Liberamente ispirato a ‘La morte di Socrate’ dello scrittore svizzero Friedrich Durrenmatt, nato a seguito dell’intuizione di Giuseppe Patroni Griffi che glielo suggerì, il monologo è ambientato nella bottega di antiquariato ed oggettistica di Santippe, la moglie del filosofo tramandata dagli storici come una delle donne più insopportabili dell’antichità.

“Patroni Griffi ha letto il testo di Dürrenmatt e mi ha detto se ne potevo trarre qualcosa. Mi incuriosiva l’idea di sfatare questa leggenda che Santippe fosse solo una specie di bisbetica -spiega Franca Valeri -Io ne faccio una moglie come tante, con una vita quotidiana piena di alti e bassi, una donna intelligente che del marito vede anche tanti difetti. Nel testo di Dürrenmatt c’è poco di Santippe, per questo, per conoscerla meglio, ho preso delle informazioni su Socrate e ho letto i ‘Dialoghi’ di Platone. Mi sono fatta l’idea di una donna forte che ha vissuto accanto a un uomo per noi straordinario ma che per lei era semplicemente un marito e per giunta noioso”.

Nello spettacolo si sfoga per tutto quello che le hanno fatto passare gli amici di Socrate come Aristofane e Alcibiade, una masnada di buoni a nulla a cominciare da Platone, il principale bersaglio polemico dello spettacolo. Lei non sopporta che abbia usurpato le idee del consorte anche se fu molto fedele nel riportarle. E così lo degrada a un semplice copista e si mette in testa di chiedergli pure i diritti d’autore. Anzi alla fine pensa di poter scrivere lei un dialogo: protagoniste però sarebbero le donne.
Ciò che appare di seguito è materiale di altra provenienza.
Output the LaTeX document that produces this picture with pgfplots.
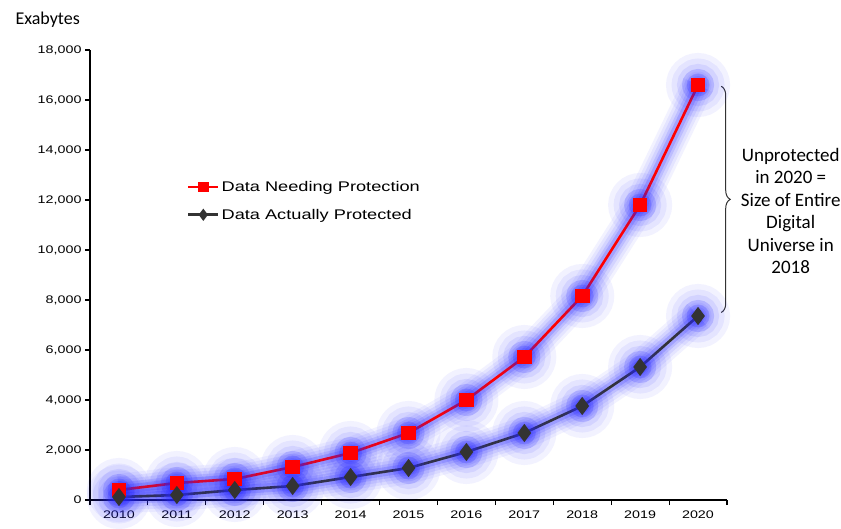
\documentclass[border=0pt]{standalone}
\usepackage{fontspec}
\setmainfont{Liberation Sans}[FakeStretch=1.3]
\newfontfamily\calib{Carlito}
\usepackage{pgfplots}
\pgfplotsset{compat=1.18}
\usetikzlibrary{decorations.pathreplacing}
\definecolor{glow}{RGB}{40,40,255}
\definecolor{darkline}{RGB}{51,51,51}

\pgfplotstableread{
year need prot
2010 400 120
2011 680 200
2012 840 400
2013 1320 560
2014 1880 920
2015 2680 1280
2016 4000 1920
2017 5720 2680
2018 8160 3760
2019 11800 5320
2020 16600 7360
}\datatab

\pgfplotsset{
  glowlayer/.style n args={3}{glow, opacity=#3, line width=#1, mark=*, mark size=#2,
    mark options={draw=none, fill=glow}, forget plot},
}

\begin{document}
\begin{tikzpicture}
\useasboundingbox (-90bp,-29bp) rectangle (751bp,500bp);
\begin{axis}[
  scale only axis,
  width=637bp, height=450bp,
  xmin=2009.5, xmax=2020.5,
  ymin=0, ymax=18000,
  axis x line*=bottom, axis y line*=left,
  axis line style={line width=1.3bp, -},
  xtick={2010,...,2020},
  minor xtick={2009.5,2010.5,...,2020.5},
  major x tick style={draw=none},
  minor tick length=5bp,
  ytick={0,2000,...,18000},
  scaled y ticks=false,
  yticklabel={\pgfmathprintnumber[fixed, precision=0, 1000 sep={,}]{\tick}},
  major tick length=5bp,
  tick align=outside,
  tick style={line width=1.1bp, black},
  xticklabel style={font=\fontsize{11bp}{13bp}\selectfont, /pgf/number format/1000 sep={}, yshift=-2bp},
  yticklabel style={font=\fontsize{11bp}{13bp}\selectfont},
  /pgf/number format/assume math mode=true,
  clip=false,
  legend style={at={(0.152,0.713)}, anchor=north west, draw=none, fill=none,
    font=\fontsize{14bp}{17bp}\selectfont, row sep=12bp, inner sep=0pt},
  legend cell align=left,
  legend image code/.code={\draw[#1, mark repeat=2, mark phase=2, mark size=4bp] plot coordinates {(0bp,0bp) (15bp,0bp) (30bp,0bp)};},
]
% blurred blue glow under the lines
\pgfplotsinvokeforeach{need,prot}{
  \addplot[glowlayer={32bp}{16bp}{0.06}] table[x=year,y=#1] {\datatab};
  \addplot[glowlayer={26bp}{13.5bp}{0.07}] table[x=year,y=#1] {\datatab};
  \addplot[glowlayer={20bp}{11bp}{0.09}] table[x=year,y=#1] {\datatab};
  \addplot[glowlayer={14bp}{9bp}{0.13}] table[x=year,y=#1] {\datatab};
  \addplot[glowlayer={9bp}{7bp}{0.18}] table[x=year,y=#1] {\datatab};
}

\addplot[red, line width=2.6bp, mark=square*, mark size=6bp, mark options={solid, fill=red, draw=red}]
  table[x=year,y=need] {\datatab};
\addlegendentry{Data Needing Protection}
\addplot[darkline, line width=2.6bp, mark=diamond*, mark size=7bp, mark options={solid, fill=darkline, draw=darkline}]
  table[x=year,y=prot] {\datatab};
\addlegendentry{Data Actually Protected}

\draw[decorate, decoration={brace, amplitude=9bp}, line width=1bp, black!80]
  (axis cs:2020.4,16550) -- (axis cs:2020.4,7500);
\node[align=center, font=\calib\fontsize{19bp}{22.5bp}\selectfont] at (axis cs:2021.6,11560)
  {Unprotected\\in 2020 =\\Size of Entire\\Digital\\Universe in\\2018};
\end{axis}
\node[anchor=base west, font=\calib\fontsize{18bp}{20bp}\selectfont] at (-78bp,475bp) {Exabytes};
\end{tikzpicture}
\end{document}
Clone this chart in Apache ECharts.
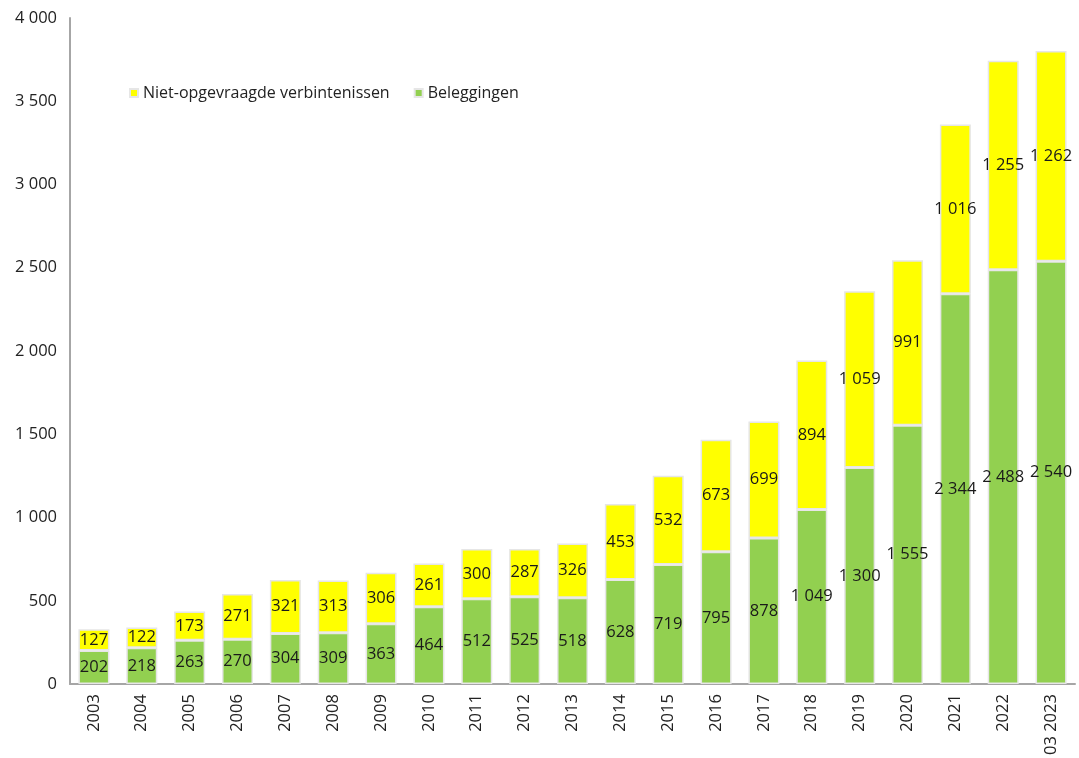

Ed è infatti soprattutto alle donne che parla: neanche la vedovanza le toglie il diritto di emanare un giudizio onesto sul comportamento dei mariti, degli uomini in generale e anche di quelle donne che ingannano l’altro sesso. Non serve, dice, indagare sulla vera natura del proprio uomo, basta accettarlo così com’è da vivo e da morto; d’altronde, “la morte di un marito è un così grande dolore che nessuna donna ci rinuncerebbe”.